My question is complex, but I think this is the right place for it. Back in April of 2010 (so almost two years ago) I had what I think was a major panic attack. It caused me to stop drinking, stop smoking weed, both of which were serious problems for me since about high school (I'm 29 now.) I had been having anxiety and some really scary panic attacks for about two years preceding the one in April. The weird thing is, all the anxiety and panic stopped after this one big one. But what replaced it was a state of being I can't really describe. First it was like I was disconnected from myself, like things weren't real. My vision seemed off, in a way. I didn't seem connected to my body. My and neck were tight and tense. I couldn't take deep breaths, my whole body felt constricted. Were these symptoms of "returning to my body", so to speak, after so many years of disconnection? There's so much more to say, but I will try to be concise.
Gradually, I THINK, the symptoms have lessened. I know now that I am not nearly as out of it then as I am now. However, I still feel like I am not quite connected to myself and my environment.
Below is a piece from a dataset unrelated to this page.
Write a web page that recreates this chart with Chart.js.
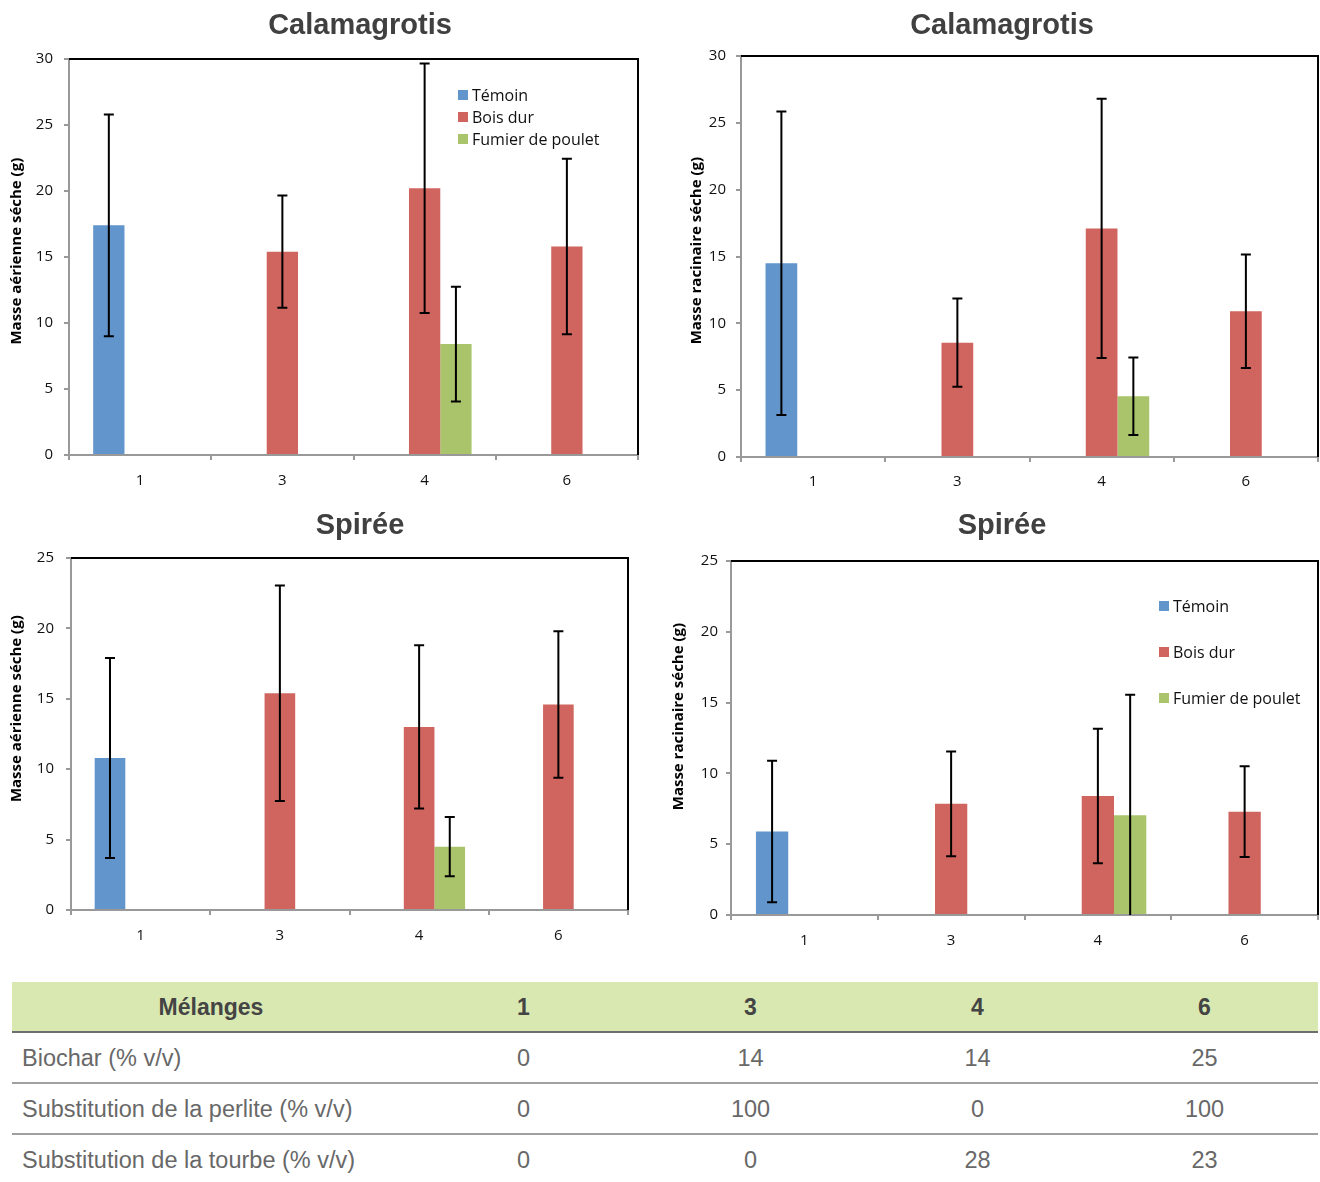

I have a general low energy level and have bad social anxiety. Not the kind of anxiety where you feel trapped with no escape, or like your life is over, or like you are going crazy, like I used to have, more of a general nervousness around people now. And I have a lot of trouble getting in touch with my emotions. It's like they get "trapped" in me and I can't "feel" them, like I am still disconnected in some way.
That's the reason I am writing on this board. My question is definitely related to alcohol and marijuana, but I wonder if what I am experiencing is of a more general nature. Something related to post-traumatic stress disorder? Will I ever come out of this "haze"? Will I feel happy again? What's wrong with me?!
I should mention that I have been doing a lot to work on a "cure". I'm against taking meds, hell no, too scared. I am super healthy now, have been running and exercising regularly for almost two years, which has put me in great physical shape. I try to meditate, and to become aware of my body (a suggestion offered by author Eckhart Tolle), both which have had some success. My next step I think is to become more social about my problem, which I feel might help. Hence this post. Sorry for the length and if I'm in the wrong place! I just want help and to know someone might be going through something similar to me and if I'll ever regain awareness.